In a world of Chinese dominance in the global economy, where several major Asian markets remain pegged to the Chinese one, India remains blissfully adrift of Beijing’s influence. The two Asian giants’ economies have often moved in opposite directions, with India having the lowest correlation to China amongst the major equities markets in the region. Indian focus on domestic consumption and export sectors remains broadly outside Chinese areas of interest. In recent times, this utter lack of interdependence has come to reward India handsomely.

Chinese Clampdown

In October 2020, Jack Ma, founder of tech company Alibaba and branded as the poster child of Chinese entrepreneurism, would have been an excited man. Alibaba’s subsidiary, Ant Financial Group, a Chinese fintech giant, was set for its $34.5 billion dollar dual listing in Shanghai and Hong Kong, surpassing Saudi Aramco to become the largest IPO of all time. Bidding for the listing was reportedly so aggressive that servers in Hong Kong broke down from the sheer number of orders.

However, the world’s largest listing never came to pass.

On November 3rd, just a couple of days before the scheduled listing, Jack Ma was summoned by Chinese regulators, and informed that the IPO would be halted, only later to be completely annulled citing regulatory lapses. While initially thought to be a consequence of Ma’s outspoken nature about the CCP’s policies, with the halting of the IPO allegedly being demanded by Premier Xi himself, this turned out to be just the start of a ruthless Chinese tech crackdown. After years of emulating Silicon Valley, China has had its largest policy shift in decades, to reflect the party’s return to its ideology as well as assuaging complaints of the masses at the expense of business interests of the ultra-rich.

The regulations have come at the expense of the Chinese wealthy class: close to a trillion dollars have been wiped out off Chinese stocks. In July this year, Chinese stocks in the US suffered its biggest two-day wipeout since the great recession. The crackdown has certainly been sector agnostic: Tencent has been ordered to end exclusive music licensing deals with major record labels, the online education sector was overhauled by a sweeping new framework, food delivery app Meituan’s shares fell after new worker protection rules were introduced etc. These are just select examples in a long list that are seen as levelling the scales, which have seen billionaires like Pony Ma losing $14 billion and Colin Huang losing $28 billion, the world’s largest wealth drop.
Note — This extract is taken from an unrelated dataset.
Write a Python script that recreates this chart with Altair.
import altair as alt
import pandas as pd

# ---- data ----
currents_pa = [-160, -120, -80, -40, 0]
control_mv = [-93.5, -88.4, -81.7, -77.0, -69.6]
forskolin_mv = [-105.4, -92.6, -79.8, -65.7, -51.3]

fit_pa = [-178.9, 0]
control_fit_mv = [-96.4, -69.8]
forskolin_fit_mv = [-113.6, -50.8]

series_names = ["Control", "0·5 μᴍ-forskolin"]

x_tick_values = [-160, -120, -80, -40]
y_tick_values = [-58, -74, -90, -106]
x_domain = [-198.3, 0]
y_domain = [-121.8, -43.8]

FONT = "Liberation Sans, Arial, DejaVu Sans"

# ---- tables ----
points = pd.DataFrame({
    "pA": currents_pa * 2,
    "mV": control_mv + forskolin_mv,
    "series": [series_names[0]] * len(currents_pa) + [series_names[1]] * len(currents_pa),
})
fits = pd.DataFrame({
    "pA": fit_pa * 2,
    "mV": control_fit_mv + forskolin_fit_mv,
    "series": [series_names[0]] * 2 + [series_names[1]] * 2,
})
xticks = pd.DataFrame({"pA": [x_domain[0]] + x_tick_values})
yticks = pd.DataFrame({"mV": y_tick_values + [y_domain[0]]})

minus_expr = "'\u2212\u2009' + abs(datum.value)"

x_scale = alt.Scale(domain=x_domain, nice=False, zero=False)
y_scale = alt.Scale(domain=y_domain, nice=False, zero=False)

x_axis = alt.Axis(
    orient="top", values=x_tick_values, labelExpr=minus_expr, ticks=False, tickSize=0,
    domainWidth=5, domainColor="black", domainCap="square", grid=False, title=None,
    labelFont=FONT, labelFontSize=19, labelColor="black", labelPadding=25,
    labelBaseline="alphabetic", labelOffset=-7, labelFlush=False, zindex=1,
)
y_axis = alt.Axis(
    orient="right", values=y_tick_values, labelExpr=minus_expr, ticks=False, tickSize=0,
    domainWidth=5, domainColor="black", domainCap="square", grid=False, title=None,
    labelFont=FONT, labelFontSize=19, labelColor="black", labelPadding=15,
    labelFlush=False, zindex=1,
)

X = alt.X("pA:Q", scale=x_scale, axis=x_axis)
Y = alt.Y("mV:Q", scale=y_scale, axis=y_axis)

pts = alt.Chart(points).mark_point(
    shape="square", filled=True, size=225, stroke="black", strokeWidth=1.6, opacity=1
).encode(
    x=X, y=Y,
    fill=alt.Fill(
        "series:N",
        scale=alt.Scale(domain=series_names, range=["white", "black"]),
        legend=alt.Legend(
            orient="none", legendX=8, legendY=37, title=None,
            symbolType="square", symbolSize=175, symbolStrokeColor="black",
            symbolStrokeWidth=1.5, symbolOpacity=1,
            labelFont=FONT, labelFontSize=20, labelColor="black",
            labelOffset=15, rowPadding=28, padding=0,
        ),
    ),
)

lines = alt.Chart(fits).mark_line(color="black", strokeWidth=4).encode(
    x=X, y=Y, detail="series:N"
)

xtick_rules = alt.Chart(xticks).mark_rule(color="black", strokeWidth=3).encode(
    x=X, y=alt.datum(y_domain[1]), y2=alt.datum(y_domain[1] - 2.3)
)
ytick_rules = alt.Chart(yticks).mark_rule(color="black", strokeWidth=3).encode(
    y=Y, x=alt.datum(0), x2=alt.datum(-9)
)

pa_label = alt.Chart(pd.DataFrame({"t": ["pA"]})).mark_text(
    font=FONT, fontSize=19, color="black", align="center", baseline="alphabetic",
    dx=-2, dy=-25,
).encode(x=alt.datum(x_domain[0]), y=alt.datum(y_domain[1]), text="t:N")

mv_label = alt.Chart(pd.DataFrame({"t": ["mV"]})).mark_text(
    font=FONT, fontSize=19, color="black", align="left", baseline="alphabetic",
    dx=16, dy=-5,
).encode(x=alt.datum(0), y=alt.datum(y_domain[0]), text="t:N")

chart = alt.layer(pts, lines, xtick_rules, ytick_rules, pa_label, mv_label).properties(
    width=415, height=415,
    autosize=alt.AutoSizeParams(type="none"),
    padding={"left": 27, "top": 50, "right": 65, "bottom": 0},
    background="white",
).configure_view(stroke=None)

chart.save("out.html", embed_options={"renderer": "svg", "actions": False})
The Chinese velvet glove that has guided the last four years has turned quickly turned into an iron fist.

India Reaps Benefits

Elsewhere, the fall in favour of Chinese markets has and could prove to be a blessing in disguise for markets elsewhere in Southeast Asia or South Asia. Investors have been left worried about the uncertainty and the heavy handedness of the Chinese government that can come swinging down at any point of time, and have begun to seek out less volatile markets, and India has become one such beneficiary.

Indian companies have proven to be robust in their own right. Earlier this year, food-delivery and restaurant platform Zomato, received bids worth $20.2 billion, eventually raising $1.3 billion, with its share price jumping nearly 80% after going public. Zomato’s stellar listing has been monitored with starry eyes by other firms on the wings, such as Walmart owned ecommerce platform Flipkart, edtech company Byju’s, chased by nearly every major investment bank with a proposed valuation between 40 and 50 billion dollars, or PayTM, fintech unicorn due for a $2.2 billion listing later this year.

The performance of these firms has been compounded by the anticipation of fallout from the Chinese markets, coinciding with a time where Indian firms become more independent and are tapping on the second largest consumer market in the world. Altogether, this has meant a large rally for India, putting the markets on course for its best performance since 2017, and making it the region’s best performer with $3.9bn raised in the first half of 2021 alone. While the CCP’s crackdown is expected to persist, whether the gains for India as well as its peers in Asia will continue to hold remains to be seen.